Telle paraît bien avoir été l'idée du législateur, lorsqu'il a dit dans l'article 450 que le tuteur « représentera le mineur dans tous les actes civils ». L'omnipotence du tuteur, voilà la règle, et les textes qui lui interdisent certains actes, ou qui le soumettent pour quelques-uns à l'accomplissement de formalités particulières, doivent être envisagés comme des exceptions à la règle, et à ce titre recevoir une interprétation restrictive.

Dans un autre système, on distingue entre les actes d'administration et ceux de disposition on admet le principe de l'omnipotence du tuteur pour les actes d'administration, mais on le repousse pour les actes de disposition. La rubrique de notre section, dit-on, porte de l'Administration du tuteur, et l'article 450 dit dans son al. 2 : « il administrera ses biens en bon père de famille »; cela prouve que le législateur limite les pouvoirs du tuteur aux actes d'administration. L'argument est bien faible. D'abord il suffit de lire en entier l'alinéa 2 de l'article 450, précisément celui qu'on invoque, pour voir que le mot administration y est pris comme synonyme de gestion. En effet il se termine par ces expresssions : « et répondra des dommages-intérets résultant d'une mauvaise gestion »; or les mots gérer, gestion comprennent même les actes de disposition. D'un autre côté le législateur, dans l'alinéa en question, n'a nullement eu pour but de dire que le tuteur a le pouvoir d'administrer, (ce qui résulterait déjà de la disposition précédente: « et le représentera dans tous les actes civils »), mais bien comment le tuteur doit administrer ou gérer : sa gestion doit être celle d'un bon père de famille. Enfin, au point de vue pratique, ce système donne lieu à de grandes difficultés, soit pour déterminer quels actes sont d'administration, quels autres de disposition, soit, ce point une fois résolu, pour savoir quelles sont les formalités que le tuteur doit remplir pour les actes de disposition, au sujet desquels la loi ne s'est pas expliquée.

888. Dans tous les systèmes, on reconnaît pleins pouvoirs au tuteur pour les actes d'administration.
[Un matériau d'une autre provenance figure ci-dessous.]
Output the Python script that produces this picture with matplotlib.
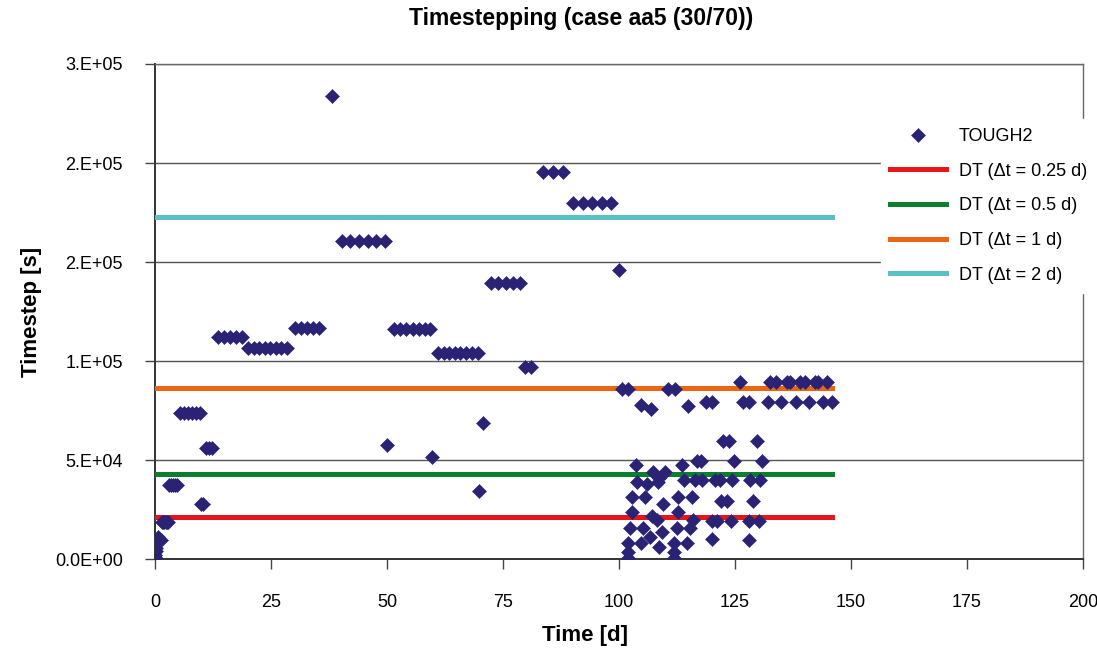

Soumettre le tuteur à l'accomplissement de formalités particulières en ce qui concerne ces actes qui sont de tous les instants et souvent urgents, c'eût été rendre son administration impossible. Telle ne peut avoir été la pensée du législateur!

Que faut-il entendre par actes d'administration? On désigne sous ce nom les actes qui ont pour but de conserver les biens et de les faire fructifier.